_DATASET RECORDS_
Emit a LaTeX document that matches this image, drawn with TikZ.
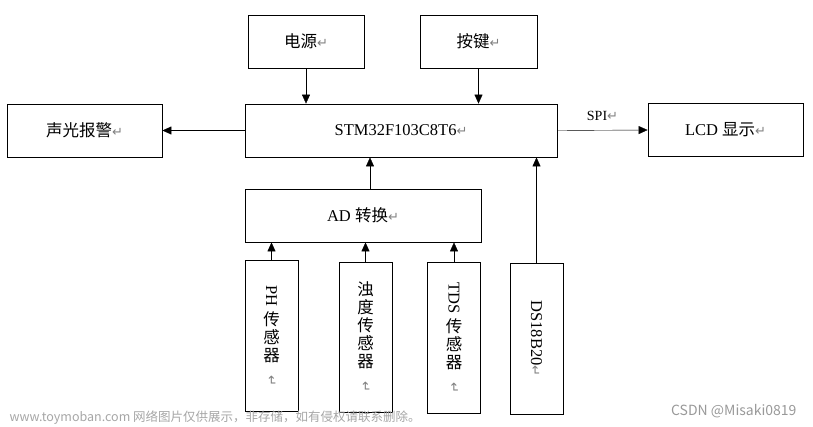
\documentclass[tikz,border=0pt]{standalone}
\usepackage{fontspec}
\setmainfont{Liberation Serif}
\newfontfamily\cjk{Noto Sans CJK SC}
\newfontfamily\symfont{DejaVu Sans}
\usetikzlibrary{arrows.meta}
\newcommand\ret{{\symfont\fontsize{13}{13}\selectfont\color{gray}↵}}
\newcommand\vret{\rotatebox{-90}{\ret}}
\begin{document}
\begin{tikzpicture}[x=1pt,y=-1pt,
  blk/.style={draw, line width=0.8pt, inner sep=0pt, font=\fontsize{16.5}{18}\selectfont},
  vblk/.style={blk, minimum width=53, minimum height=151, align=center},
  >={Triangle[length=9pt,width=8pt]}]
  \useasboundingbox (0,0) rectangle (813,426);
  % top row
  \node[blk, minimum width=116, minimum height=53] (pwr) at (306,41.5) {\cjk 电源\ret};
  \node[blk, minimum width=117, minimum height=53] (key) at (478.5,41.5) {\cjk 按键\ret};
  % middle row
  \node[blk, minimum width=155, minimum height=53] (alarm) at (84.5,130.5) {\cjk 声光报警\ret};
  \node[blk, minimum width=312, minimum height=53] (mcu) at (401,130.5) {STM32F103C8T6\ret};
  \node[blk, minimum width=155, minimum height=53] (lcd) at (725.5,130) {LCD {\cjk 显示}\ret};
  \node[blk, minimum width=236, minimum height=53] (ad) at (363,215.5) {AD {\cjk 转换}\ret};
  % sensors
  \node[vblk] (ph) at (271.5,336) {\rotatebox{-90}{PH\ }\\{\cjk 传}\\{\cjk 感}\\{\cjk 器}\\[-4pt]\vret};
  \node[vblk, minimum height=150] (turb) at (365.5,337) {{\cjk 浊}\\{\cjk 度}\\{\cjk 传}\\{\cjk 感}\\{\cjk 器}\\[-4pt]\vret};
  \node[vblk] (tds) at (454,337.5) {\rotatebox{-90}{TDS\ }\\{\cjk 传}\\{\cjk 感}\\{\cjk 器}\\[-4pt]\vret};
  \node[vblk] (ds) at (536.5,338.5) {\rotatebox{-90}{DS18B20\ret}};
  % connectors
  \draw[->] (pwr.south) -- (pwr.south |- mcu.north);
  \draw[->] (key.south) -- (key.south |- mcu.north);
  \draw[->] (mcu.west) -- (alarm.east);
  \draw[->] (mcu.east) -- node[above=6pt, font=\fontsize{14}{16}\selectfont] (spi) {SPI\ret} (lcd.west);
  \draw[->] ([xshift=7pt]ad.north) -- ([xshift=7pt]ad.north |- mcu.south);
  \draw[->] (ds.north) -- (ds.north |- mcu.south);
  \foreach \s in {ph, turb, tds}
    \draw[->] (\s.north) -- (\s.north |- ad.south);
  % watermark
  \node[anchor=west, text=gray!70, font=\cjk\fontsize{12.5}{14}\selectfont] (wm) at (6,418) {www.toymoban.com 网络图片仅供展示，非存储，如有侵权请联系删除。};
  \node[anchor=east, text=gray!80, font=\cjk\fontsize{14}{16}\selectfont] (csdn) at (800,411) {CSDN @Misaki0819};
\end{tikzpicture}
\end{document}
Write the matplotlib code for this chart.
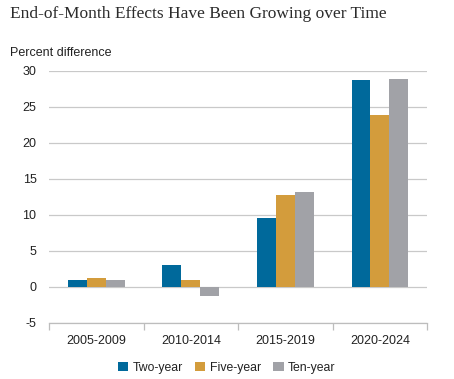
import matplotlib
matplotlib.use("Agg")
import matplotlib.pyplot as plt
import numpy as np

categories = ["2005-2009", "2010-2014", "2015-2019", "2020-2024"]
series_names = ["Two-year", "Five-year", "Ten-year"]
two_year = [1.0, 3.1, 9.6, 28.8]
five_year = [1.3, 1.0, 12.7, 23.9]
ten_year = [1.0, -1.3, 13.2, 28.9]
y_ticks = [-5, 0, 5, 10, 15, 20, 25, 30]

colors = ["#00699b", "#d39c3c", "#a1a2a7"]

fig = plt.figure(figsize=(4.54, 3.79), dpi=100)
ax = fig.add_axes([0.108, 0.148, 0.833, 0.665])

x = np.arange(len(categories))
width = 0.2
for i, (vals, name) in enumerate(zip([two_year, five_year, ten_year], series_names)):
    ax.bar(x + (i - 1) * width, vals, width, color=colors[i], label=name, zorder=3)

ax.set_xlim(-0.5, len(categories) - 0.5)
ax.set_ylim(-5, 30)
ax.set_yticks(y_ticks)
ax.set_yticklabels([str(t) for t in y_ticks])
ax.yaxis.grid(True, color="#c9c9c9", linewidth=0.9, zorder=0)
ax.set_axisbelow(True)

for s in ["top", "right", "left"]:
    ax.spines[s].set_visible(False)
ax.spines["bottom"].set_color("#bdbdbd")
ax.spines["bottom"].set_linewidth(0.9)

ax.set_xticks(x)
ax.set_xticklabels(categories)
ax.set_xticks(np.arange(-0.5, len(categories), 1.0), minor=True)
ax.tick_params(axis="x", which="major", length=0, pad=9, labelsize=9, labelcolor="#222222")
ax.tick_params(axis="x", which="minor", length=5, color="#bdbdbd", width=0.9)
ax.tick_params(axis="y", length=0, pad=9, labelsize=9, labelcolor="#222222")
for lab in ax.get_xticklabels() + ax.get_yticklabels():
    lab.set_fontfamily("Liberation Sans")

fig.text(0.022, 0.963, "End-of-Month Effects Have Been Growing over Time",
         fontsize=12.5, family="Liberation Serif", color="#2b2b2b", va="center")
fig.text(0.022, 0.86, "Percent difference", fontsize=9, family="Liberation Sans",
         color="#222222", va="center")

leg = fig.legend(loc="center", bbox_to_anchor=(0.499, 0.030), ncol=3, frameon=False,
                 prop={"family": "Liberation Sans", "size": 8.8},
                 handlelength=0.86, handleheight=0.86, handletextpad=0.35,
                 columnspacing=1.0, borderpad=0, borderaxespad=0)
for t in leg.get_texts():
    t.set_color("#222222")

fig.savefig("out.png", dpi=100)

_TO BE DONE_
Include both the line containing "Write the matplotlib code for this chart." and the line containing "ax.bar(x + (i" when you write out everything between them, exactly. Leave the pictures out.

_RESPONSE BELOW_
Write the matplotlib code for this chart.
import matplotlib
matplotlib.use("Agg")
import matplotlib.pyplot as plt
import numpy as np

categories = ["2005-2009", "2010-2014", "2015-2019", "2020-2024"]
series_names = ["Two-year", "Five-year", "Ten-year"]
two_year = [1.0, 3.1, 9.6, 28.8]
five_year = [1.3, 1.0, 12.7, 23.9]
ten_year = [1.0, -1.3, 13.2, 28.9]
y_ticks = [-5, 0, 5, 10, 15, 20, 25, 30]

colors = ["#00699b", "#d39c3c", "#a1a2a7"]

fig = plt.figure(figsize=(4.54, 3.79), dpi=100)
ax = fig.add_axes([0.108, 0.148, 0.833, 0.665])

x = np.arange(len(categories))
width = 0.2
for i, (vals, name) in enumerate(zip([two_year, five_year, ten_year], series_names)):
    ax.bar(x + (i - 1) * width, vals, width, color=colors[i], label=name, zorder=3)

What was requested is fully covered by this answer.